**Task goal**
Print only the lines from the top of the data through the line with "plt.rcParams['font.family'] = ['Liberation", both included, skipping every picture.
--- START OF Supplied data ---
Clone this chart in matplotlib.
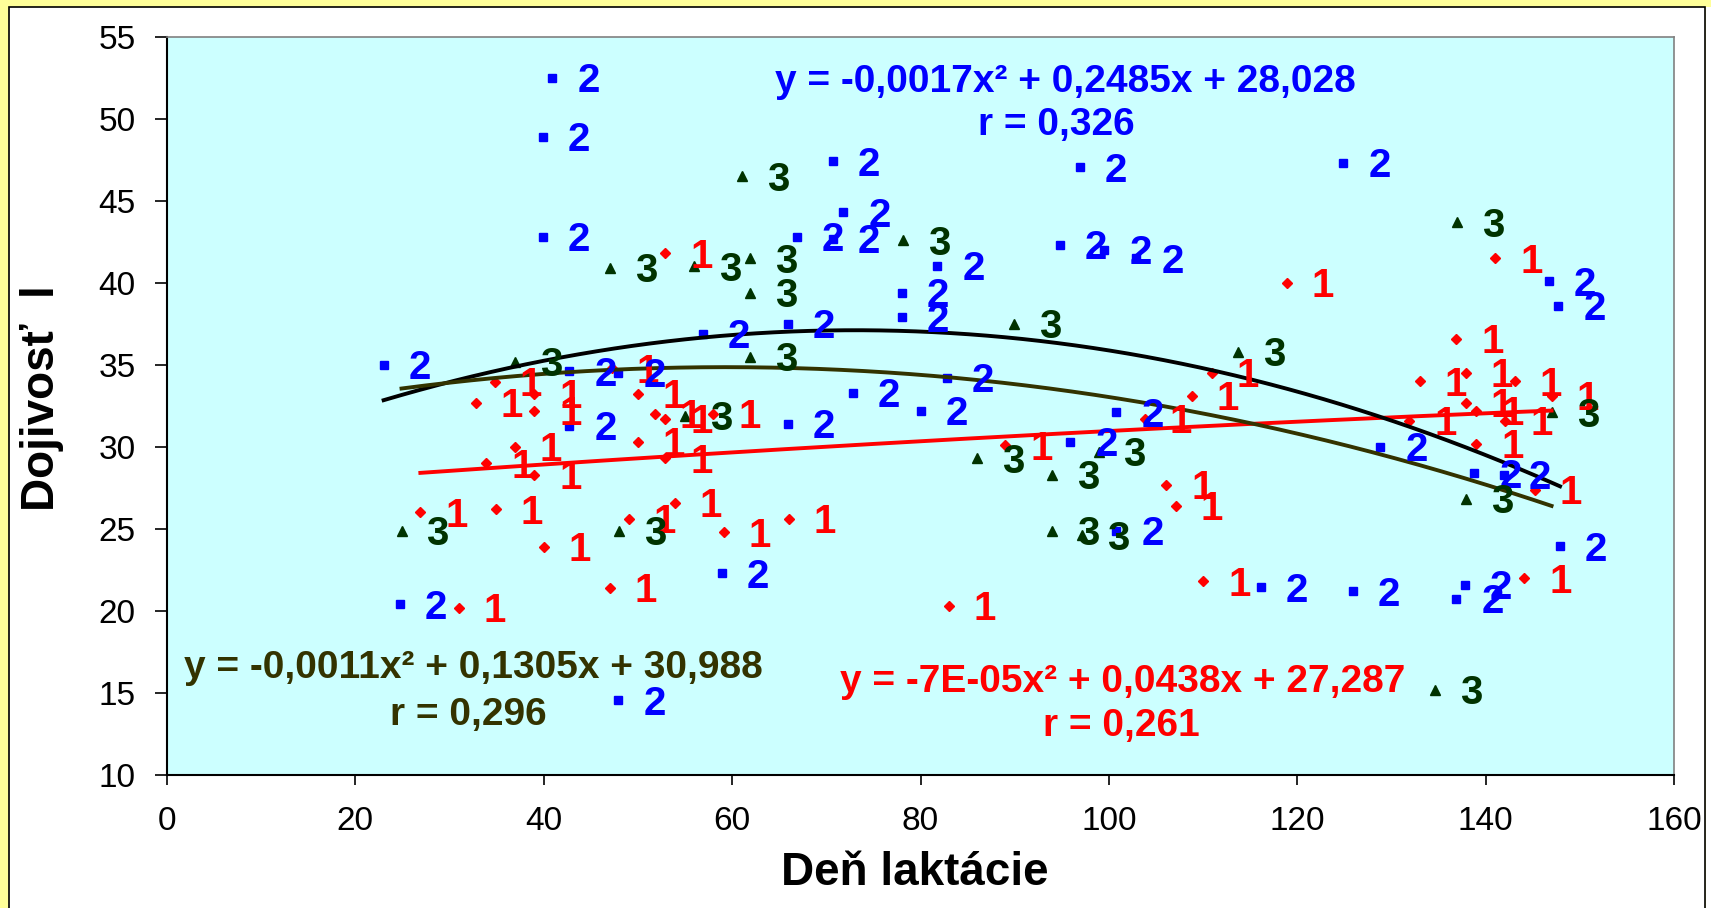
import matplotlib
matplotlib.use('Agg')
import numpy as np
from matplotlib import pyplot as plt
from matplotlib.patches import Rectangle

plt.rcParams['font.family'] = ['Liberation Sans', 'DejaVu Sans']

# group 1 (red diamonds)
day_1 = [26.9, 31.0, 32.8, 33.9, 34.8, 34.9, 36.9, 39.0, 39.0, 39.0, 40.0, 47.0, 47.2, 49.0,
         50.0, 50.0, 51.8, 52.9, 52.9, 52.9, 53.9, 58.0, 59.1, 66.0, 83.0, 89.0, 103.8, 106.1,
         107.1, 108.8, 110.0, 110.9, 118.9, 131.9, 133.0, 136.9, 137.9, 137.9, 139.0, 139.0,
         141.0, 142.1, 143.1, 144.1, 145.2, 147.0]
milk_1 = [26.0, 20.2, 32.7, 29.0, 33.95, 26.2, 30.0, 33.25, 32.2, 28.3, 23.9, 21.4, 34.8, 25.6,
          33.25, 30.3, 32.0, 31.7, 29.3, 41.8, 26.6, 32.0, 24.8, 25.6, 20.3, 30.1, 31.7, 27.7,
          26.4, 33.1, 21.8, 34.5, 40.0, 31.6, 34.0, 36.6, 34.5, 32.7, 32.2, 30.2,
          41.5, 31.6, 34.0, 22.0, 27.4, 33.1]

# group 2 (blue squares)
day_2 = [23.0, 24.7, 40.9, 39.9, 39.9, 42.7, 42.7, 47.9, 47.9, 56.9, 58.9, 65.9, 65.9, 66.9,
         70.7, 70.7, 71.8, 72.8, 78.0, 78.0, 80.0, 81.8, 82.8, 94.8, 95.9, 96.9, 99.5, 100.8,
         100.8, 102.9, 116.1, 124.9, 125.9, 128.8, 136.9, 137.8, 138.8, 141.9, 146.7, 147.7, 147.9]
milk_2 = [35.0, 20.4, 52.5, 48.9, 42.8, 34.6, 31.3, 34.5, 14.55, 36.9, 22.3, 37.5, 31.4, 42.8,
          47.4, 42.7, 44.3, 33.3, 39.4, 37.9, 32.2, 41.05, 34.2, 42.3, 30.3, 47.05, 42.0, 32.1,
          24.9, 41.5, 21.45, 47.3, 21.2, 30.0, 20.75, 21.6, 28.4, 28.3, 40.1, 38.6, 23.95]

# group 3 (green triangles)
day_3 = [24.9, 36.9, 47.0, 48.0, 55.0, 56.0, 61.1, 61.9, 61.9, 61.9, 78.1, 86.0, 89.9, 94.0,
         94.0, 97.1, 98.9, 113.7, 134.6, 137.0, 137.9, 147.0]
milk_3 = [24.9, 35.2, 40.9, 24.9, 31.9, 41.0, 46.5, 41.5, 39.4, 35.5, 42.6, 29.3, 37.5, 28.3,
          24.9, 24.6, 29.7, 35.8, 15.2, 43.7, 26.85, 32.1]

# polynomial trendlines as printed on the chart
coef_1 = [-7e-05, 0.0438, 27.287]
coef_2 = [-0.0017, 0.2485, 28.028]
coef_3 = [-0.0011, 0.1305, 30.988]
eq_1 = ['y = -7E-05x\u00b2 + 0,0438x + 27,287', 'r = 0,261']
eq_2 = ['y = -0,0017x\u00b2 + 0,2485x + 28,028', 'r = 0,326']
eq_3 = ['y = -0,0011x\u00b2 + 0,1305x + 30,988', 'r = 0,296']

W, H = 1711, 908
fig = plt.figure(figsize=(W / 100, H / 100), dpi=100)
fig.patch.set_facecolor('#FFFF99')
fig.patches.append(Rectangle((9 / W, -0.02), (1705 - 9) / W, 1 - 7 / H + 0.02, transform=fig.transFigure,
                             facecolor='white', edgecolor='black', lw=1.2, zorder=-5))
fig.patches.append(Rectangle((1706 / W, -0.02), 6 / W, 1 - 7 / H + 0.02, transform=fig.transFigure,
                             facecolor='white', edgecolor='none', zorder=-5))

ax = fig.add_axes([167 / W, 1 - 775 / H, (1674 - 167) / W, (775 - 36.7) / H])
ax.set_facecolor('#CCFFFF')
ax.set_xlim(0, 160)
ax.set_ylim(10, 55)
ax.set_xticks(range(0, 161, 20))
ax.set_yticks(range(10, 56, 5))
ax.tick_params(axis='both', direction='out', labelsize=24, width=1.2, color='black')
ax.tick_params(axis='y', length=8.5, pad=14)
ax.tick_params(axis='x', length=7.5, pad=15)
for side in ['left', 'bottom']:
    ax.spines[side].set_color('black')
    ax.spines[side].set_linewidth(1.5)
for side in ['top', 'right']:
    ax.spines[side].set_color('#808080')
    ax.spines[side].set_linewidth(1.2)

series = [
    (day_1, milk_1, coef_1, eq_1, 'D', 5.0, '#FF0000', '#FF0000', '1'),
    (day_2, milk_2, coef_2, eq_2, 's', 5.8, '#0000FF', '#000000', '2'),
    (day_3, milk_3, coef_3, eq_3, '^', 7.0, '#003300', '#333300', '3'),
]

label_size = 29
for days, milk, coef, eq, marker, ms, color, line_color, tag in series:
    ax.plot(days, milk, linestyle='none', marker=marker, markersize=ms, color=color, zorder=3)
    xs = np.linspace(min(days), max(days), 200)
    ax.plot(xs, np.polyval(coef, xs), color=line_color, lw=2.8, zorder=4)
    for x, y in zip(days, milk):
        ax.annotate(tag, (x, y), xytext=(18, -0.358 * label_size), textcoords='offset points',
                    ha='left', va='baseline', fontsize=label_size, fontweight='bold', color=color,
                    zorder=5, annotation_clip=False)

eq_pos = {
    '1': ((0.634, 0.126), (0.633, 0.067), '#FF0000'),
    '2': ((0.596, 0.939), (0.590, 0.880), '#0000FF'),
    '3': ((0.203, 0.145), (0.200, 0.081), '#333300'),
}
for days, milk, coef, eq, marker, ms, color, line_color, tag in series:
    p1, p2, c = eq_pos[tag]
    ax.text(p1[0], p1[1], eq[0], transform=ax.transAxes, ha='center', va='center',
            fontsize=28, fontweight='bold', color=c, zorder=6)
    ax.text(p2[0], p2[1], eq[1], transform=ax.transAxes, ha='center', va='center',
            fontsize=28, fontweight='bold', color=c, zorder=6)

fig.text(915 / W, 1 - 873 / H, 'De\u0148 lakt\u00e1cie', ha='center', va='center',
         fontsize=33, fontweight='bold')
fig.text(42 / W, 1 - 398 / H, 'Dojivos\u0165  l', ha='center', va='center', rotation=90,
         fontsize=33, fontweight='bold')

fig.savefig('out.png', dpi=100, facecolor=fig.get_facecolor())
--- END OF Supplied data ---
**Solution for this task**
Clone this chart in matplotlib.
import matplotlib
matplotlib.use('Agg')
import numpy as np
from matplotlib import pyplot as plt
from matplotlib.patches import Rectangle

plt.rcParams['font.family'] = ['Liberation Sans', 'DejaVu Sans']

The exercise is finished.